Future sea-level rise will dramatically affect coastal landscapes and populations. North Carolina (USA) is particularly vulnerable to sea-level rise because its low-lying coastal plain is expansive, has a low gradient and is economically important. Sea-level reconstructions provide a context for past and current trends as they relate to climate and oceanographic process, and insight into likely rates and magnitudes of future sea-level changes. North Carolina has extensive salt marshes which provide an excellent environment from which to produce relative sea-level reconstructions based on salt marsh foraminifera whose distribution is controlled by mean tide level.

We have collected foraminiferal assemblages of surface samples from two transects at Sand Hill Point (Cedar Island, North Carolina), which are combined with an existing training set (233 samples of paired observations of mean tide level and foraminiferal assemblages). This training set provides modern analogues for interpreting fossil assemblages. We apply a transfer function to foraminiferal assemblages preserved in a radiocarbon-dated core of salt-marsh peat at Sand Hill Point to produce a continuous, high resolution reconstruction of relative sea level during the late Holocene.

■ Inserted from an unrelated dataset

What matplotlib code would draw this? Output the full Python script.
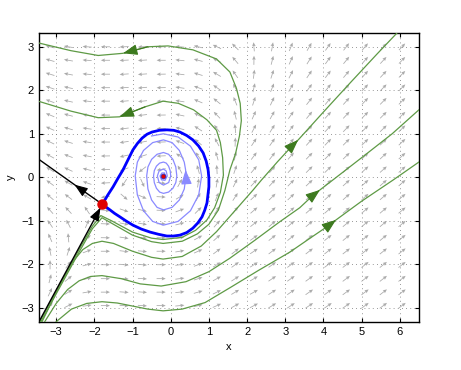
import numpy as np
import matplotlib.pyplot as plt

plt.rcParams['font.family'] = ['Liberation Sans', 'DejaVu Sans']

# centres of the gray direction arrows
field_x = [-3.16, -2.68, -2.19, -1.71, -1.22, -0.74, -0.25, 0.24, 0.72, 1.21,
           1.69, 2.18, 2.66, 3.15, 3.63, 4.12, 4.60, 5.09, 5.57, 6.06]
field_y = [3.0, 2.69, 2.37, 2.06, 1.75, 1.43, 1.12, 0.81, 0.49, 0.18,
           -0.13, -0.45, -0.76, -1.07, -1.39, -1.70, -2.01, -2.33, -2.64, -2.95]
# arrow direction on screen, degrees (rows follow field_y, columns follow field_x)
field_angle = [
    [165, 170, 176, 180, 183, 183, 180, 175, 166, 155, 135, 95, 80, 68, 60, 55, 52, 50, 48, 47],
    [164, 170, 176, 180, 183, 184, 180, 174, 165, 152, 130, 89, 76, 66, 58, 54, 51, 49, 47.5, 46.5],
    [163, 169, 175, 180, 184, 184, 181, 173, 163, 149, 125, 83, 72, 63, 56, 53, 50, 48.5, 47, 46],
    [161, 168, 175, 180, 184, 185, 181, 172, 160, 145, 119, 77, 68, 60, 54, 51.5, 49, 47.5, 46, 45.5],
    [160, 167, 174, 180, 185, 186, 181, 171, 157, 141, 112, 72, 65, 58, 52, 50.5, 48, 47, 45.5, 45],
    [158, 165, 173, 180, 186, 187, 181, 168, 153, 134, 104, 66, 61, 55, 51, 48, 47, 46, 45, 44.5],
    [156, 164, 172, 180, 187, 189, 181, 165, 147, 127, 96, 62, 58, 53, 49, 47, 46, 45, 44, 44],
    [154, 162, 171, 180, 189, 192, 182, 160, 139, 118, 88, 57, 55, 51, 48, 46, 45, 44.5, 43.5, 43.5],
    [151, 159, 169, 181, 193, 198, 183, 148, 125, 106, 79, 53, 52, 49, 46, 45, 44, 43.5, 43, 43],
    [148, 155, 166, 181, 202, 218, 190, 118, 106, 93, 71, 50, 49, 47, 45, 44, 43, 43, 42, 42],
    [144, 150, 161, 183, 236, 294, 352, 61, 82, 80, 64, 47, 47, 45.5, 43.5, 43, 42, 42, 41.5, 41.5],
    [139, 143, 150, 189, 319, 336, 357, 31, 60, 68, 57, 43.5, 44.7, 43.8, 42.4, 42, 41.5, 41.5, 41, 41],
    [132, 133, 124, 354, 341, 346, 358, 20, 45, 58, 52, 41, 42.6, 42.3, 41.2, 41, 40.5, 40.5, 40.5, 40.5],
    [124, 117, 67, 358, 348, 350, 359, 14.5, 35, 49, 47, 38.5, 40.7, 40.8, 40, 40, 39.5, 40, 40, 40],
    [114, 95, 33, 359, 351, 352, 359, 11, 28.5, 42, 43, 36, 38.8, 39.4, 38.9, 39, 39, 39.5, 39.5, 39.5],
    [102, 72, 21, 0, 353, 354, 0, 9.4, 24, 37, 39, 34, 37.2, 38, 37.9, 38, 38, 39, 39, 39],
    [90, 53, 15, 0, 354, 355, 0, 8, 20.5, 32.7, 36, 32.6, 35.7, 36.9, 36.9, 37.5, 37.5, 38.5, 38.5, 38.5],
    [76, 40, 12, 0, 355, 356, 0, 7, 18, 29, 33, 31, 34.2, 35.6, 36, 36.5, 37, 38, 38, 38],
    [65, 32, 10, 0, 356, 356, 0, 6, 16, 26, 31, 29.4, 32.9, 34.6, 35, 36, 36.5, 37.5, 37.5, 37.5],
    [55, 27, 8, 0, 356, 356, 0, 5.5, 14, 24, 29, 28, 31.7, 33.5, 34.2, 35, 36, 37, 37, 37],
]

# equilibria
saddle = (-1.79, -0.62)
focus = (-0.19, 0.03)

# homoclinic loop (thick blue)
loop_x = [-1.79, -1.65, -1.51, -1.38, -1.25, -1.12, -0.99, -0.87, -0.75, -0.62, -0.49, -0.30,
          -0.10, 0.08, 0.24, 0.42, 0.58, 0.73, 0.85, 0.93, 0.98, 1.00, 1.00, 0.95, 0.89,
          0.82, 0.71, 0.58, 0.42, 0.24, 0.07, -0.10, -0.32, -0.54, -0.77, -0.99, -1.16,
          -1.33, -1.47, -1.59, -1.70, -1.79]
loop_y = [-0.62, -0.41, -0.22, -0.02, 0.17, 0.40, 0.63, 0.78, 0.90, 0.99, 1.04, 1.08,
          1.09, 1.08, 1.04, 0.96, 0.86, 0.72, 0.56, 0.37, 0.17, -0.02, -0.22, -0.59, -0.76,
          -0.91, -1.05, -1.17, -1.27, -1.33, -1.35, -1.35, -1.31, -1.26, -1.19, -1.10, -1.01,
          -0.91, -0.83, -0.75, -0.68, -0.62]

# spiral leaving the focus (light blue)
spiral_x = [-0.15, -0.16, -0.23, -0.28, -0.24, -0.15, -0.09, -0.118, -0.19, -0.305, -0.35,
            -0.305, -0.19, -0.053, 0.0,
            -0.014, -0.056, -0.117, -0.19, -0.29, -0.374, -0.43, -0.45, -0.43, -0.374, -0.29,
            -0.19, -0.056, 0.057, 0.133, 0.16,
            0.133, 0.057, -0.056, -0.19, -0.358, -0.501, -0.597, -0.63, -0.597, -0.501,
            -0.358, -0.19, 0.036, 0.227, 0.355, 0.40,
            0.39, 0.355, 0.227, 0.036, -0.19, -0.473, -0.713, -0.874, -0.93, -0.874, -0.713,
            -0.473, -0.19, 0.193, 0.517, 0.734, 0.81,
            0.734, 0.517, 0.193, -0.19, -0.50]
spiral_y = [0.03, 0.10, 0.10, 0.03, -0.06, -0.07, 0.03, 0.145, 0.19, 0.145, 0.03,
            -0.12, -0.18, -0.12, 0.03,
            0.152, 0.256, 0.326, 0.35, 0.326, 0.256, 0.152, 0.03, -0.123, -0.253, -0.34,
            -0.37, -0.34, -0.253, -0.123, 0.03,
            0.237, 0.412, 0.529, 0.57, 0.529, 0.412, 0.237, 0.03, -0.269, -0.521,
            -0.691, -0.75, -0.691, -0.521, -0.269, 0.03,
            0.17, 0.348, 0.617, 0.797, 0.86, 0.797, 0.617, 0.348, 0.03, -0.403, -0.769,
            -1.014, -1.10, -1.014, -0.769, -0.403, 0.03,
            0.401, 0.716, 0.926, 1.0, 0.95]

# green trajectories
traj_a_x = [-3.40, -2.90, -2.40, -2.05, -1.80, -1.50, -1.00, -0.50, -0.20, 0.30, 0.70, 1.00,
            1.25, 1.42, 1.55, 1.70, 1.80, 1.85, 1.82, 1.72, 1.55, 1.20, 0.58, -0.07, -0.60,
            -1.25, -1.90, -2.61, -3.47]
traj_a_y = [-3.32, -2.52, -1.72, -1.18, -0.93, -1.08, -1.33, -1.48, -1.52, -1.47, -1.30, -1.08,
            -0.75, -0.30, 0.17, 0.55, 0.95, 1.30, 1.70, 2.05, 2.42, 2.72, 2.93, 3.02, 3.00,
            2.85, 2.80, 2.91, 3.09]
traj_b_x = [-3.37, -2.90, -2.40, -2.05, -1.83, -1.55, -1.00, -0.50, -0.20, 0.30, 0.65, 0.95,
            1.15, 1.30, 1.38, 1.36, 1.30, 1.20, 0.95, 0.60, 0.20, -0.20, -0.67, -1.34, -1.90,
            -2.61, -3.47]
traj_b_y = [-3.32, -2.47, -1.66, -1.12, -0.88, -1.00, -1.26, -1.40, -1.43, -1.38, -1.22, -0.98,
            -0.70, -0.35, 0.05, 0.45, 0.80, 1.08, 1.32, 1.55, 1.70, 1.75, 1.62, 1.39, 1.37,
            1.52, 1.75]
traj_c_x = [-3.43, -2.90, -2.60, -2.30, -2.05, -1.80, -1.50, -1.00, -0.50, -0.20, 0.30, 0.80,
            1.20, 1.55, 1.90, 2.16, 2.38, 2.80, 3.20, 3.34, 4.00, 4.70, 5.40, 5.92]
traj_c_y = [-3.32, -2.46, -1.98, -1.66, -1.52, -1.47, -1.52, -1.70, -1.84, -1.88, -1.82, -1.58,
            -1.25, -0.90, -0.55, -0.29, -0.06, 0.36, 0.74, 0.86, 1.50, 2.17, 2.83, 3.31]
traj_d_x = [-3.30, -3.00, -2.70, -2.40, -2.10, -1.80, -1.30, -0.80, -0.25, 0.40, 1.00, 1.55,
            2.20, 2.86, 3.38, 3.72, 3.91, 4.25, 5.00, 5.80, 6.50]
traj_d_y = [-3.32, -2.90, -2.58, -2.38, -2.28, -2.26, -2.33, -2.45, -2.50, -2.40, -2.17, -1.86,
            -1.45, -1.02, -0.70, -0.42, -0.29, -0.06, 0.45, 1.00, 1.55]
traj_e_x = [-3.00, -2.60, -2.20, -1.80, -1.40, -1.00, -0.60, -0.20, 0.30, 0.90, 1.55, 2.30,
            3.12, 3.70, 4.12, 4.33, 5.00, 5.83, 6.50]
traj_e_y = [-3.32, -3.03, -2.90, -2.86, -2.89, -2.96, -3.03, -3.07, -3.03, -2.88, -2.54, -2.14,
            -1.72, -1.37, -1.12, -0.98, -0.55, -0.06, 0.35]

# saddle separatrices (black)
stable_x = [-3.45, -1.98, -1.84, -1.79]
stable_y = [-3.32, -0.93, -0.70, -0.62]
unstable_x = [-1.79, -2.36, -2.52, -3.45]
unstable_y = [-0.62, -0.27, -0.17, 0.41]


def head(ax, xs, ys, i, color, size=9):
    # arrowhead on the segment ending at point i
    ax.annotate('', xy=(xs[i], ys[i]), xytext=(xs[i - 1], ys[i - 1]),
                arrowprops=dict(arrowstyle='-|>,head_length=0.8,head_width=0.3',
                                color=color, lw=0.8, shrinkA=0, shrinkB=0,
                                mutation_scale=size),
                zorder=5)


fig = plt.figure(figsize=(4.61, 3.70), dpi=100)
ax = fig.add_axes([0.0846, 0.1305, 0.824, 0.7795])

gx, gy = np.meshgrid(field_x, field_y)
ang = np.radians(np.array(field_angle, dtype=float))
ax.quiver(gx, gy, np.cos(ang), np.sin(ang), angles='uv', pivot='middle',
          color='#ababab', units='dots', width=0.8, headwidth=4.5, headlength=5,
          headaxislength=4.5, scale=11, scale_units='inches', zorder=1)

green = '#5e9a45'
dark_green = '#3d7a1f'
for xs, ys, k in [(traj_a_x, traj_a_y, 25), (traj_b_x, traj_b_y, 23),
                  (traj_c_x, traj_c_y, 19), (traj_d_x, traj_d_y, 16),
                  (traj_e_x, traj_e_y, 15)]:
    ax.plot(xs, ys, color=green, lw=0.9, zorder=3)
    head(ax, xs, ys, k, dark_green, size=11)

ax.plot(spiral_x, spiral_y, color='#8a8aff', lw=0.9, zorder=3)
head(ax, spiral_x, spiral_y, 47, '#8a8aff', size=11)

ax.plot(loop_x, loop_y, color='#0000ff', lw=2.0, zorder=4)

ax.plot(stable_x, stable_y, color='black', lw=1.0, zorder=4)
ax.plot(unstable_x, unstable_y, color='black', lw=1.0, zorder=4)
head(ax, stable_x, stable_y, 2, 'black', size=10)
head(ax, unstable_x, unstable_y, 2, 'black', size=10)

ax.plot(*saddle, 'o', color='#e00000', ms=6.5, mec='#e00000', zorder=6)
ax.plot(*focus, 'o', color='#e00000', ms=3.5, mec='#3030c0', mew=0.6, zorder=6)

ax.set_xlim(-3.45, 6.5)
ax.set_ylim(-3.32, 3.31)
ax.set_xticks(range(-3, 7))
ax.set_yticks(range(-3, 4))
ax.grid(True, color='#777777', lw=0.6, linestyle=(0, (1, 4)))
ax.set_axisbelow(True)
ax.tick_params(direction='in', top=True, right=True, length=3, labelsize=8, width=0.8)
for s in ax.spines.values():
    s.set_linewidth(1.0)
ax.set_xlabel('x', fontsize=8, labelpad=4)
ax.set_ylabel('y', fontsize=8, labelpad=4)

fig.savefig('out.png', dpi=100)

The salt marshes of northeastern North Carolina have a microtidal regime of less than 0.3m. In this tidal setting the ability of the transfer function method to improve the precision of sea-level reconstructions from the established age/altitude analysis is questionable. Therefore, we compare the transfer function effectiveness with an alternative classification method in a microtidal regime.

The new sea-level reconstruction from Sand Hill Point covers the past ~2200 years. It extends the existing record from nearby Tump Point, North Carolina by ca. ~1200 years using additional radiocarbon dates. We investigate whether local-scale processes affect patterns and rates of Holocene sea-level changes reconstructed elsewhere in North Carolina.